### Recorded information

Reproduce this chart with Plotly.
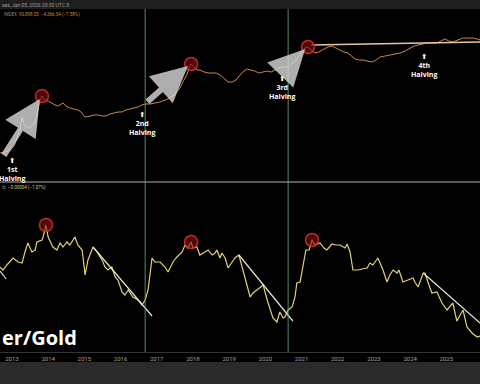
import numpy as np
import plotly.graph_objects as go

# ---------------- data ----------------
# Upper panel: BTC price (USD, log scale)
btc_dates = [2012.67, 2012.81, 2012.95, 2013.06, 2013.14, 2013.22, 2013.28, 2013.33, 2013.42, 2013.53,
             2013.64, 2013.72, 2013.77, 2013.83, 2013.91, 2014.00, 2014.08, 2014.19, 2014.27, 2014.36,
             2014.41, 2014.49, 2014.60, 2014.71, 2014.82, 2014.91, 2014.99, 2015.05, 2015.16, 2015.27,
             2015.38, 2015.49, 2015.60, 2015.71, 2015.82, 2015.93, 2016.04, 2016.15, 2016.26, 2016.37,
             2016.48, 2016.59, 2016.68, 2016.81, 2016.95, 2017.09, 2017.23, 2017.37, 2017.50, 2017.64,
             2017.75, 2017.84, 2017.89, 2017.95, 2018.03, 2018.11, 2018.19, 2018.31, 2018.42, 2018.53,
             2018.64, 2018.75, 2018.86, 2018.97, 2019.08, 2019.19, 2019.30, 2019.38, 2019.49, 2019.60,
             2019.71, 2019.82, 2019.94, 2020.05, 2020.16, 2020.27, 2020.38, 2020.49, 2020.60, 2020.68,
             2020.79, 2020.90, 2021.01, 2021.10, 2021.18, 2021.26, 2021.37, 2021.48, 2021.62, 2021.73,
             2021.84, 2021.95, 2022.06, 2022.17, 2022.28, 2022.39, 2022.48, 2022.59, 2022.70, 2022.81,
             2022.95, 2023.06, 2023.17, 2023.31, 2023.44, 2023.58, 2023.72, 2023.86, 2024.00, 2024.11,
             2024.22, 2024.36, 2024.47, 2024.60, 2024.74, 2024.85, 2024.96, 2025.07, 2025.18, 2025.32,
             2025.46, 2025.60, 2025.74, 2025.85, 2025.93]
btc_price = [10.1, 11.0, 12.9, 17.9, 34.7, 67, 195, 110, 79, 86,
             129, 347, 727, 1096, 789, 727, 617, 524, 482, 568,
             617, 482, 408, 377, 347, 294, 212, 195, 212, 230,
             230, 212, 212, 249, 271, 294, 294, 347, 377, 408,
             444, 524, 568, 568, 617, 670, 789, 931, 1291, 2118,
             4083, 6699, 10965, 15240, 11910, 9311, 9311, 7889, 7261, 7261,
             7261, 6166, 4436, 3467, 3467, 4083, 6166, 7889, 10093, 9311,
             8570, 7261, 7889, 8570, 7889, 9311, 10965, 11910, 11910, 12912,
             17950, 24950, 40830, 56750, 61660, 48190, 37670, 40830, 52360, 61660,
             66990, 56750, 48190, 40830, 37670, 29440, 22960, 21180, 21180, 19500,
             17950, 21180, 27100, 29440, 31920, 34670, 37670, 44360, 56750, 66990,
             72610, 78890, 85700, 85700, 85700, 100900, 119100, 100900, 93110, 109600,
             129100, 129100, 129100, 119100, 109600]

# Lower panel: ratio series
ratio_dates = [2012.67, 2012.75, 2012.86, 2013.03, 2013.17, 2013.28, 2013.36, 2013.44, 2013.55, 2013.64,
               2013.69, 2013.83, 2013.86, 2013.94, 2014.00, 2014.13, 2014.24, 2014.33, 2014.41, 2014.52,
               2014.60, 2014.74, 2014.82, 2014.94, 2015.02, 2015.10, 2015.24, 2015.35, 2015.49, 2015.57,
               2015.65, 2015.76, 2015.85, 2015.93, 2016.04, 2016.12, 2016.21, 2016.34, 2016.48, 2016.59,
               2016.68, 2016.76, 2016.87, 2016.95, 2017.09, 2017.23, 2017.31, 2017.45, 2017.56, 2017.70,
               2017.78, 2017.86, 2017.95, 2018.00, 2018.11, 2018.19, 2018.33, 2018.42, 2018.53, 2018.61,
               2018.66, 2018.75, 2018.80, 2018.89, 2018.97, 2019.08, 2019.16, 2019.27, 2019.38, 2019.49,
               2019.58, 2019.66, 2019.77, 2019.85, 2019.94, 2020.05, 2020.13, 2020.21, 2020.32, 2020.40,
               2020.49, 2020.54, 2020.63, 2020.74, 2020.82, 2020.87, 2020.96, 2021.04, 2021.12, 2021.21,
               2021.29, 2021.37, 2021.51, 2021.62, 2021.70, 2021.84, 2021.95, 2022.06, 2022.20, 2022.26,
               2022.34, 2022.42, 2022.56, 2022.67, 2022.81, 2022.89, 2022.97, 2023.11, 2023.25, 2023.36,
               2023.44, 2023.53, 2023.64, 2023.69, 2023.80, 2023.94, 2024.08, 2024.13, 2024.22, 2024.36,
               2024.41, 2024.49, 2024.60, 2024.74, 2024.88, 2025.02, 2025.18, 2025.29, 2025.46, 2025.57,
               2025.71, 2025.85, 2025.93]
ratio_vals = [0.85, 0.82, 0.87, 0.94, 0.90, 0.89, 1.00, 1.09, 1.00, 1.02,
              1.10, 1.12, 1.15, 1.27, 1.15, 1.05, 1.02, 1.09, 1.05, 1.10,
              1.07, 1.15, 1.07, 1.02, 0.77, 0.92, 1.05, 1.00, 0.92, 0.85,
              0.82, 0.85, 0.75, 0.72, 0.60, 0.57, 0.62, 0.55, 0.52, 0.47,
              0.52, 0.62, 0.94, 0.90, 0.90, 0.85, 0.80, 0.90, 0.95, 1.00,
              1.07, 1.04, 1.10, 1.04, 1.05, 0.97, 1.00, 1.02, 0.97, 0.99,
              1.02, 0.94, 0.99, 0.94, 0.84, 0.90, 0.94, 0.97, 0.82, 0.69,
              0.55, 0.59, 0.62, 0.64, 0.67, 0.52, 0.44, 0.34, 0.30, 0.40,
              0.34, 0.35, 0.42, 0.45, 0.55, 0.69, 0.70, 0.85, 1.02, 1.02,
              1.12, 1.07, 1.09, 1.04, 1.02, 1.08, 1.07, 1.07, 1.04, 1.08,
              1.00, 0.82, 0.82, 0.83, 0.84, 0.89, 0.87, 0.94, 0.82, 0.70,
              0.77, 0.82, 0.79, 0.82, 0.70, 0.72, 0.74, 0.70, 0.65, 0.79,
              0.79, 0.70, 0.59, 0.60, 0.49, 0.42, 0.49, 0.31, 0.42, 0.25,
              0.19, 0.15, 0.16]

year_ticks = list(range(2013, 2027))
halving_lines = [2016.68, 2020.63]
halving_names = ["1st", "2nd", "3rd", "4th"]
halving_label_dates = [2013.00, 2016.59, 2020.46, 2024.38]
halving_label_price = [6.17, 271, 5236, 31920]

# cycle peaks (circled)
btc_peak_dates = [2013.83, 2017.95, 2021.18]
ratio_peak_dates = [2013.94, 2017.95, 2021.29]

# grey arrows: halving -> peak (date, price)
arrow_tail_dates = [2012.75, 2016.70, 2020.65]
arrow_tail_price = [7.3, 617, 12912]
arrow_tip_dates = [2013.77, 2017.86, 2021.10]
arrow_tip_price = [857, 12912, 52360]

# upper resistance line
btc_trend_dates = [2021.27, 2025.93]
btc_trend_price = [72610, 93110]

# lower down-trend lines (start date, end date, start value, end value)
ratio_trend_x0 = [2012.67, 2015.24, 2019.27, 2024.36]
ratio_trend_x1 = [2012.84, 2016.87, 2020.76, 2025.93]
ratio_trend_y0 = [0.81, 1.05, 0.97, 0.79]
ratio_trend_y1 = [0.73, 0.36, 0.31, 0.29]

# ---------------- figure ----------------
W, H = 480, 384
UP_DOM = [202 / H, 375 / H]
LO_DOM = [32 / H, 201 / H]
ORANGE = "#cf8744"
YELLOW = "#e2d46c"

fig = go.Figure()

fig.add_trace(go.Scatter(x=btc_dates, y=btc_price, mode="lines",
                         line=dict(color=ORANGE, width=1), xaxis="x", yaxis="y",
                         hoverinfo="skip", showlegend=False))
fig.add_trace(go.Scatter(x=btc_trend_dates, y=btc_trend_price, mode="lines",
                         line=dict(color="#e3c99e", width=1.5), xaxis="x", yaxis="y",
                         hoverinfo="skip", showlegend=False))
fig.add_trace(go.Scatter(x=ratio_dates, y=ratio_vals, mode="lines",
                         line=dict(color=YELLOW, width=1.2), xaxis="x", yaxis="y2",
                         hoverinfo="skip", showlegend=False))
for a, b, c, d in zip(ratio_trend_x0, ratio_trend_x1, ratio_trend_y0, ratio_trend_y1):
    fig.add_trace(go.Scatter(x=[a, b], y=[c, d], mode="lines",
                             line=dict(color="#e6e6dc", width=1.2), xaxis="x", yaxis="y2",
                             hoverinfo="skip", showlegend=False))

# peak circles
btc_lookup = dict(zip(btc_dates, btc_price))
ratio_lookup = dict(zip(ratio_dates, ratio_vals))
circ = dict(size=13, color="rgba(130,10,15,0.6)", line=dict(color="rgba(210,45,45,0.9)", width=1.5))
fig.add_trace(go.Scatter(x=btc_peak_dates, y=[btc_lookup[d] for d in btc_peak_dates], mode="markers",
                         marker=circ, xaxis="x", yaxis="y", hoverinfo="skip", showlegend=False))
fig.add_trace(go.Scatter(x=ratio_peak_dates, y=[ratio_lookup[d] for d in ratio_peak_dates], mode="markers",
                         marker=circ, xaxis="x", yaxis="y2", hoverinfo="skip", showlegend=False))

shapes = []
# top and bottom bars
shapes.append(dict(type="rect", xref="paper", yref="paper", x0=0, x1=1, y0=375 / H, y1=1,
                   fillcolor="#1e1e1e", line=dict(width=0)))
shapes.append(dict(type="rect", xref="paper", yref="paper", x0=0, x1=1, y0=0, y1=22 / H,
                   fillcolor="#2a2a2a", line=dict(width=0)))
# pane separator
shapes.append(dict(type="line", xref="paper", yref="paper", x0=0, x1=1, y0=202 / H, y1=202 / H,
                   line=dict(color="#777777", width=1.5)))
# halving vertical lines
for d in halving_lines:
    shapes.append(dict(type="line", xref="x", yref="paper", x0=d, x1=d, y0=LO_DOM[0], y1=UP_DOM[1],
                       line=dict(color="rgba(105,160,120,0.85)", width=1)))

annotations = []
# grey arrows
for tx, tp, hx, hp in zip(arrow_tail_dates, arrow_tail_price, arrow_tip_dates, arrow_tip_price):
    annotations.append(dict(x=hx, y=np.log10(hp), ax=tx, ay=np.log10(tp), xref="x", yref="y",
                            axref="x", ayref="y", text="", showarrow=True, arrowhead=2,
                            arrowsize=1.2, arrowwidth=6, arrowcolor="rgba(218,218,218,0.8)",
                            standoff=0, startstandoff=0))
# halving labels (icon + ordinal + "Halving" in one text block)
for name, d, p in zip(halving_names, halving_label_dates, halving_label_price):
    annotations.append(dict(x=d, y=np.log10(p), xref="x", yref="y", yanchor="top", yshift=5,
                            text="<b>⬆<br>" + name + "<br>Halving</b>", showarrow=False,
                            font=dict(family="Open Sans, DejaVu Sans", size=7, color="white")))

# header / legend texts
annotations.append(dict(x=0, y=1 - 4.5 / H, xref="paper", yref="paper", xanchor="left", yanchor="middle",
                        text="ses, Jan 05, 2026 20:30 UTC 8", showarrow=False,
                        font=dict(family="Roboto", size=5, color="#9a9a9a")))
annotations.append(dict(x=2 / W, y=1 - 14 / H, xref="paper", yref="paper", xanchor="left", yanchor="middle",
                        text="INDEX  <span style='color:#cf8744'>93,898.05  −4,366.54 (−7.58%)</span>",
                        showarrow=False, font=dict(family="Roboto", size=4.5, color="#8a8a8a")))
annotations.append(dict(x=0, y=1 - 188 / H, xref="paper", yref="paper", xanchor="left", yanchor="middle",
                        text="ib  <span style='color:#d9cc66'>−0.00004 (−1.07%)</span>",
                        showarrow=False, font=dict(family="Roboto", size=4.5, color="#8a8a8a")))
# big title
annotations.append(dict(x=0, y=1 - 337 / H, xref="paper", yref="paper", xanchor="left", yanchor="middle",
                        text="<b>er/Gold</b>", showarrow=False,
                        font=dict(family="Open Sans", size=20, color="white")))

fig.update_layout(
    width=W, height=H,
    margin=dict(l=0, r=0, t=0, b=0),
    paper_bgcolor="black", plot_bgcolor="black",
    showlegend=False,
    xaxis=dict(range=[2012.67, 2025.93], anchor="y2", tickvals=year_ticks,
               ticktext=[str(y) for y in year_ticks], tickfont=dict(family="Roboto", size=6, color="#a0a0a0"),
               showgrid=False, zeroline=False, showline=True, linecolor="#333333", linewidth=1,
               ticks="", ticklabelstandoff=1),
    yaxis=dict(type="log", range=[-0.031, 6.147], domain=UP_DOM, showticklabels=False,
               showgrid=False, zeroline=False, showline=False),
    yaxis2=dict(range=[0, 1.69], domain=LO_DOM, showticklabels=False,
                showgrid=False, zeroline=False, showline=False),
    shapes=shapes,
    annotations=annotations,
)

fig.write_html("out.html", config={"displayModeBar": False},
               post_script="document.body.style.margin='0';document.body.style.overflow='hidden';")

######

> What you need to do: Repeat the listing above exactly from its first line to the line containing "import plotly.graph_objects as go", both included, and omit the pictures.

> Output below:
Reproduce this chart with Plotly.
import numpy as np
import plotly.graph_objects as go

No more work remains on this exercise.